-- Task instructions --
In the entries below, the lines from the one with "Give me the matplotlib source for this chart." through the one with "fig = plt.figure(figsize=(W/100, H/100), dpi=100)" are to be copied exactly; both ends count.

-- Material provided --
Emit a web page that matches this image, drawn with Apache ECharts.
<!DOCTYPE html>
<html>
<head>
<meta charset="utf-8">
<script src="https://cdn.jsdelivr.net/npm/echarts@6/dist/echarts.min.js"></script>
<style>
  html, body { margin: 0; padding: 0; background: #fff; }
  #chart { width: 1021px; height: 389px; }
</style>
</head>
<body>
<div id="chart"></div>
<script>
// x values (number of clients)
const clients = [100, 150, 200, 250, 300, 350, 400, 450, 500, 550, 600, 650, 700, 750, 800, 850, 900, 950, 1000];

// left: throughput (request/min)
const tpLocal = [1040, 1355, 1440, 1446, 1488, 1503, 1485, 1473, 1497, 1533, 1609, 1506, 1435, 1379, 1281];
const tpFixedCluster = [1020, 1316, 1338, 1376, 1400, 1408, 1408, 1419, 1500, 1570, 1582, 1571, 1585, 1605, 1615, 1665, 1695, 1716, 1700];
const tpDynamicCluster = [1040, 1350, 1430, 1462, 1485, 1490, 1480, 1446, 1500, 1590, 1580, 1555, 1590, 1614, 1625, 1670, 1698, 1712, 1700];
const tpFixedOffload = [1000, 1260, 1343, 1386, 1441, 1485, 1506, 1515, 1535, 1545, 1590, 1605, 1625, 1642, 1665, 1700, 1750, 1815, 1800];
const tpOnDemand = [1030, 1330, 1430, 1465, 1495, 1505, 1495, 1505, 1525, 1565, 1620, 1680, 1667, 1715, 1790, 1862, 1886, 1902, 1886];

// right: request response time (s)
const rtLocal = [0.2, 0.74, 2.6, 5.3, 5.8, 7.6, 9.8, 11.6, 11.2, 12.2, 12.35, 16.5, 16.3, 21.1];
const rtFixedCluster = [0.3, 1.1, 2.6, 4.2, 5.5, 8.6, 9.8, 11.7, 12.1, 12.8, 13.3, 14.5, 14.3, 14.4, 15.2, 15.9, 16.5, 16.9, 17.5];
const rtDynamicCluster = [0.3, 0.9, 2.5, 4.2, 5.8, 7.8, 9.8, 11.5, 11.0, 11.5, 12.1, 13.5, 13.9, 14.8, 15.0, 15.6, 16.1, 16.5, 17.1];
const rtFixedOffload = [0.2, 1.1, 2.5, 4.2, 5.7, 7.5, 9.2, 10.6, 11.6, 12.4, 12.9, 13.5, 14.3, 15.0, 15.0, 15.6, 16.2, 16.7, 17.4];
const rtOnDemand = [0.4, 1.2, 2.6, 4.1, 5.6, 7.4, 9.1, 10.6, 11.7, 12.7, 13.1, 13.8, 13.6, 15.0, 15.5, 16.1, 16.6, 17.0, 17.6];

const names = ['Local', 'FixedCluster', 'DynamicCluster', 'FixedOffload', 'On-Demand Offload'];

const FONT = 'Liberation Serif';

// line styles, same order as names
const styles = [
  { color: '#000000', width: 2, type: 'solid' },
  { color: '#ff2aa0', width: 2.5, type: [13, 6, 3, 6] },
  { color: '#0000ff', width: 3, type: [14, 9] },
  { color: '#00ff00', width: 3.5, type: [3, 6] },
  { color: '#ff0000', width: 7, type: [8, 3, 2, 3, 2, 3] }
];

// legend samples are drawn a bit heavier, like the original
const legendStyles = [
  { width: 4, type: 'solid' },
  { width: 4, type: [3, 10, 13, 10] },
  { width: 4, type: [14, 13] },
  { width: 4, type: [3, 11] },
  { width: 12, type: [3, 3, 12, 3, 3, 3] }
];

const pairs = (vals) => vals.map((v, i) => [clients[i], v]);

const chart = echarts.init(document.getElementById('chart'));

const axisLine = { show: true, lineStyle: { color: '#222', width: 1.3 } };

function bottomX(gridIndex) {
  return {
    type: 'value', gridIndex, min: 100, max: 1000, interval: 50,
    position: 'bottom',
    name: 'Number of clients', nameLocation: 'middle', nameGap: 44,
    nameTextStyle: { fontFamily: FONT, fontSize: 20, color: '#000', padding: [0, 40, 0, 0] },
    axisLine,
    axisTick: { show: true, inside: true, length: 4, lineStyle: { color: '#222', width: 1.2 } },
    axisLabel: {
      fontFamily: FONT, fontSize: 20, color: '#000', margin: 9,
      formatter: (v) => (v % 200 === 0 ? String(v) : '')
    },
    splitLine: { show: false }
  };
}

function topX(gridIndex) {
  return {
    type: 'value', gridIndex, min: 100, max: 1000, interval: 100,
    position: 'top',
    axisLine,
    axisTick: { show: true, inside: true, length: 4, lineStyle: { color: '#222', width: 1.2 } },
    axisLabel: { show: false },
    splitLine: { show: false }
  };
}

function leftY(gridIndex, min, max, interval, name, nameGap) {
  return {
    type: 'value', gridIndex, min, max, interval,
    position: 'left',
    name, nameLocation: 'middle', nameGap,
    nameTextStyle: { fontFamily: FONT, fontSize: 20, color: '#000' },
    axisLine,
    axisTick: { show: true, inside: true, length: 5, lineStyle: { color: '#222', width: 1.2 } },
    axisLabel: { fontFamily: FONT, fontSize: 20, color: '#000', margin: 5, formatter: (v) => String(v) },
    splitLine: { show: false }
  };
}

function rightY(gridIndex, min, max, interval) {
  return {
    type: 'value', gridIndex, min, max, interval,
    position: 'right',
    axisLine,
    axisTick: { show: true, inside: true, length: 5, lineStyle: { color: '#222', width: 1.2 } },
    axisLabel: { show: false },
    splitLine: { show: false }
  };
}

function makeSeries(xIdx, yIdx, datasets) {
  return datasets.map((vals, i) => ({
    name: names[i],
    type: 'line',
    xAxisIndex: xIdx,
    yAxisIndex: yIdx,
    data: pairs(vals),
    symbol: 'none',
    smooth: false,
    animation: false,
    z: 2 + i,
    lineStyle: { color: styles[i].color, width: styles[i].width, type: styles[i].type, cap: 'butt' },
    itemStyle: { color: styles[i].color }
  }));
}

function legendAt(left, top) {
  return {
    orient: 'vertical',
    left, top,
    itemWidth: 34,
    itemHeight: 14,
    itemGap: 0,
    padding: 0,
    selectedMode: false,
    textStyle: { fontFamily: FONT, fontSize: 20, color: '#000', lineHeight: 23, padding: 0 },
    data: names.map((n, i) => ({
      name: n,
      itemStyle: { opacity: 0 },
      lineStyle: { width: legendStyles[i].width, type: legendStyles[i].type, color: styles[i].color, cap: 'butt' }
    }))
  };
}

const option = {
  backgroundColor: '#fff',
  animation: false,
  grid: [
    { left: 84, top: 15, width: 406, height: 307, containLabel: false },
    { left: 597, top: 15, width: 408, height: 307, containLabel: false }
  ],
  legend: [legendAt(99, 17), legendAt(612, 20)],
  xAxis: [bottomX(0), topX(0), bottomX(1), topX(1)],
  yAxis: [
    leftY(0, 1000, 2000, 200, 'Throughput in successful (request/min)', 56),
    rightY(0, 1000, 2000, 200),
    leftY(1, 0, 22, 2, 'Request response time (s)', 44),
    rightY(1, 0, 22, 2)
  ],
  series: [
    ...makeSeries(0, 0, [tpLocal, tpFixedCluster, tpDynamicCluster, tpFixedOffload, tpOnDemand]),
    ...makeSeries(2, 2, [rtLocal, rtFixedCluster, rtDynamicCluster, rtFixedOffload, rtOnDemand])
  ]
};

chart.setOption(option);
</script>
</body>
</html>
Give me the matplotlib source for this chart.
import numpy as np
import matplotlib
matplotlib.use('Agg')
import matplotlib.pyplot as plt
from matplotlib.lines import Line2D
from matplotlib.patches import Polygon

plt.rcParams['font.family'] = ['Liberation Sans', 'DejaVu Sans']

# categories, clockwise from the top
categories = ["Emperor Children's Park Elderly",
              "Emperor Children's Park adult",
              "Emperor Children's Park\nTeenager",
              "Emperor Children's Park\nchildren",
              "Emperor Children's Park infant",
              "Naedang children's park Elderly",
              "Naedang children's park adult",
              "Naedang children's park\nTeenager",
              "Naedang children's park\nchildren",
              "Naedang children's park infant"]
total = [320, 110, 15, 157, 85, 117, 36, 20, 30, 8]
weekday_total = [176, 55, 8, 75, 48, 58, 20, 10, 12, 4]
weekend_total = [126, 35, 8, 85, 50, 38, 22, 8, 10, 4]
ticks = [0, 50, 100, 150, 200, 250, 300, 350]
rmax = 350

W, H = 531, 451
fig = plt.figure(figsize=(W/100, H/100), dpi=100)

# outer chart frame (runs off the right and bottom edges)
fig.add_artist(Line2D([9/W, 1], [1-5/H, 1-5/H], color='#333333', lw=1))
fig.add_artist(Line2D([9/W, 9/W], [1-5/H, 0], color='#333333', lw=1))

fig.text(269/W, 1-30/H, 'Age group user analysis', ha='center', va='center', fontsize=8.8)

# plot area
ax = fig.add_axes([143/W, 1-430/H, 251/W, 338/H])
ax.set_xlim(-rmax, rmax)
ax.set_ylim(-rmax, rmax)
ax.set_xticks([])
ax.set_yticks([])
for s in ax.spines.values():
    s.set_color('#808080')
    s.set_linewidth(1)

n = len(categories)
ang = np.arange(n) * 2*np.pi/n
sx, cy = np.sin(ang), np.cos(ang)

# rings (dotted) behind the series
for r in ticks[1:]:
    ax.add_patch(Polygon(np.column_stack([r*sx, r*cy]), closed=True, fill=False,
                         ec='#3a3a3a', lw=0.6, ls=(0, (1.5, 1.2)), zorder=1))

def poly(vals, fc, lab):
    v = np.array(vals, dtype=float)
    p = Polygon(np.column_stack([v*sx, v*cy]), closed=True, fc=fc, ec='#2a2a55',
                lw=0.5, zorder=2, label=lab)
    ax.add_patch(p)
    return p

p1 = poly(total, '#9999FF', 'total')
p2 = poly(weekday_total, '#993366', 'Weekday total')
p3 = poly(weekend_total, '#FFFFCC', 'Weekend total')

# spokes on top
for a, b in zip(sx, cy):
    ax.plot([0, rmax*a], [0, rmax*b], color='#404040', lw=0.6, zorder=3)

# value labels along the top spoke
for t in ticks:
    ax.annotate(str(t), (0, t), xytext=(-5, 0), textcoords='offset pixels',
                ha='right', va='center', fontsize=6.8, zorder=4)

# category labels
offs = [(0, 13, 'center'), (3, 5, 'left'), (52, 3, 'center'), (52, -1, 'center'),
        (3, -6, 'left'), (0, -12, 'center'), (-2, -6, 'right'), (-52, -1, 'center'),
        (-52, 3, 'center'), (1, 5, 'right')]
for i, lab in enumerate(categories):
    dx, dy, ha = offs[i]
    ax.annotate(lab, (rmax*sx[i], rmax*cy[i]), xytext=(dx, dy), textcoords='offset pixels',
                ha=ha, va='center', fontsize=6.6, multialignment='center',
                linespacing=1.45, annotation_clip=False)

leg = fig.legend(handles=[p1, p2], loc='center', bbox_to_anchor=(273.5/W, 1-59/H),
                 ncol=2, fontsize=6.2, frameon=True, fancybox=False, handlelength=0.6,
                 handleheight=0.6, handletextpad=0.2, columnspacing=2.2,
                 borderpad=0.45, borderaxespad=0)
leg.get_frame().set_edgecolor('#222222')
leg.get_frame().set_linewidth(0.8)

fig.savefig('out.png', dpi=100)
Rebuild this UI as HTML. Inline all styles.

-- Result of the task --
Give me the matplotlib source for this chart.
import numpy as np
import matplotlib
matplotlib.use('Agg')
import matplotlib.pyplot as plt
from matplotlib.lines import Line2D
from matplotlib.patches import Polygon

plt.rcParams['font.family'] = ['Liberation Sans', 'DejaVu Sans']

# categories, clockwise from the top
categories = ["Emperor Children's Park Elderly",
              "Emperor Children's Park adult",
              "Emperor Children's Park\nTeenager",
              "Emperor Children's Park\nchildren",
              "Emperor Children's Park infant",
              "Naedang children's park Elderly",
              "Naedang children's park adult",
              "Naedang children's park\nTeenager",
              "Naedang children's park\nchildren",
              "Naedang children's park infant"]
total = [320, 110, 15, 157, 85, 117, 36, 20, 30, 8]
weekday_total = [176, 55, 8, 75, 48, 58, 20, 10, 12, 4]
weekend_total = [126, 35, 8, 85, 50, 38, 22, 8, 10, 4]
ticks = [0, 50, 100, 150, 200, 250, 300, 350]
rmax = 350

W, H = 531, 451
fig = plt.figure(figsize=(W/100, H/100), dpi=100)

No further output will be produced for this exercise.